When Scotland’s Land Reform Act received royal assent in April 2016, implementation was always going to be a job for the tortoise, not the hare.
The ambitious policy set out to make significant changes, including a focus on who had controlling interests in Scottish land, the implementation of business rates for sporting estates and a community right to buy.
Wide-ranging changes were also planned for the tenanted sector, such as creating a tenant farming commissioner and designing a new rent test.
See also: How to prepare for farm and land sales
Progress has indeed been slow – mainly due to the complex nature of the work.
However, two-and-a-half years on, there is evidence of powers enshrined within the Act being deployed.
Right to buy
The recent sale of the island of Ulva, off Mull, under right-to-buy powers was a significant result.
When the Howard family launched it for sale with Knight Frank, it attracted immediate interest from a range of bidders.
But when the local community activated its right to buy, competitive bidding and the normal sales and marketing process halted while Ulva was effectively taken off the market.
A crowdfunding project raised in the region of £37,000, while about £4.2m came from the Scottish Land Fund – a pot of public money set aside for community purchases.
Tom Stewart-Moore, Knight Frank’s head of farms and estates, said estates thinking about selling must now consider the community right-to-buy prospect.
“If there is a possibility of community interest then we have to engage with them early and sellers need to be aware of that,” he said.
“We need to work out how serious their interests are and bottom that out before you go to the market.”
Impact on Scottish tenants
An important change was the appointment of a tenant farming commissioner in November 2016.
The Scottish Tenant Farmers Association (STFA) says the introduction has injected confidence by providing an impartial avenue to help solve problems and give guidance.
STFA executive director Angus McCall said: “While the role should not be regarded as a ‘fixer’, the commissioner has helped bring both sides of a dispute to the table and discouraged some bad behaviour.”
A review of agents had, Mr McCall said, discovered that behaviour must improve or greater sanctions would be put in place.
Still to come
But certain elements of the reforms are yet to hit the sector.
Designing a new rent test has proven extremely complex and contentious and is unlikely to be ready before 2020.
Relinquishment and assignation powers, which allow retiring tenants to pass tenancies down a generation, are also eagerly awaited.
“Most tenants will be pleased with progress once the rest of the Act is implemented,” Mr McCall added.
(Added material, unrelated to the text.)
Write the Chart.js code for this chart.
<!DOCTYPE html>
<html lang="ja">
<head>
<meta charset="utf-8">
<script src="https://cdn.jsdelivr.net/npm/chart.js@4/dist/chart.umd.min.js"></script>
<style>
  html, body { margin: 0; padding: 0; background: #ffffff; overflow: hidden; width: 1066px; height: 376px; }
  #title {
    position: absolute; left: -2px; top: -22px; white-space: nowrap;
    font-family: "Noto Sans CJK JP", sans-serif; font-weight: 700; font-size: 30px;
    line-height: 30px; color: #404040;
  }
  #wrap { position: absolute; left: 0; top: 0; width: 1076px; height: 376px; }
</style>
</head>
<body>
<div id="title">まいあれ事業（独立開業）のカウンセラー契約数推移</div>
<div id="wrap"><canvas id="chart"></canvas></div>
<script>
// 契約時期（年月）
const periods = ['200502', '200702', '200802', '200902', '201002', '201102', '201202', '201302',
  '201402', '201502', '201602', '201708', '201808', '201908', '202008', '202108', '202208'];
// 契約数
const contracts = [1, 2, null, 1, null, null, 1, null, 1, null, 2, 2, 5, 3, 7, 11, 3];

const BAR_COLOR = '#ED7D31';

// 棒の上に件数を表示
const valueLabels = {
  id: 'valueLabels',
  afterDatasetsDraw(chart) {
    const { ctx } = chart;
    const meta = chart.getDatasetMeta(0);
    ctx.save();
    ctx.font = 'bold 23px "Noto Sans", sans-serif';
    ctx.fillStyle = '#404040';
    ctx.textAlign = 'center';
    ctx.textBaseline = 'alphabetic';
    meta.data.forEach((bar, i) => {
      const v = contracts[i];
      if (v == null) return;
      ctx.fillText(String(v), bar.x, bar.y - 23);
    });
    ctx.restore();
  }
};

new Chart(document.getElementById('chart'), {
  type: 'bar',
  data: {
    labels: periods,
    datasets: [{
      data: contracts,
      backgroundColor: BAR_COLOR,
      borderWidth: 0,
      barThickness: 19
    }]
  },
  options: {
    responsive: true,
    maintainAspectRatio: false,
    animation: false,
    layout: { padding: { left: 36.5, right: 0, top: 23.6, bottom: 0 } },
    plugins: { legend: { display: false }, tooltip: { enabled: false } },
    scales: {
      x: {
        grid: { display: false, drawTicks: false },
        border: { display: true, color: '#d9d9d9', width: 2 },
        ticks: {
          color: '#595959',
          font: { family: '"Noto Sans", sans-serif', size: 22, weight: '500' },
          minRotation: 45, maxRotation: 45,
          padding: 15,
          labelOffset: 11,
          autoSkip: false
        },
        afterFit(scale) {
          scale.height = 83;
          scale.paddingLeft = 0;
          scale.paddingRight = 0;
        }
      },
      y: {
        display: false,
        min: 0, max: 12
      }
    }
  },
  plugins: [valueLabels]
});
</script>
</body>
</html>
NFU Scotland’s policy manager Gemma Cooper said the new rent system would be more transparent but extremely complicated and urged landlords and tenants to ensure they are properly advised.
She added: “There is also still work to be done on assignation for value, which will allow 1991 Act tenants the opportunity to sell their tenancies.
“The mechanics are still to be agreed, but where a landlord is unable to buy the tenancy back, it could provide opportunities for other businesses.”
Fears that a significant number of farms would be caught up in a tax on sporting potential has been alleviated by a small business exemption offering relief for those under the £15,000 rateable value threshold.
Only the largest and grandest estates are footing bills running to tens of thousands of pounds, and there are no reports of potential buyers being turned off when sporting estates hit the market.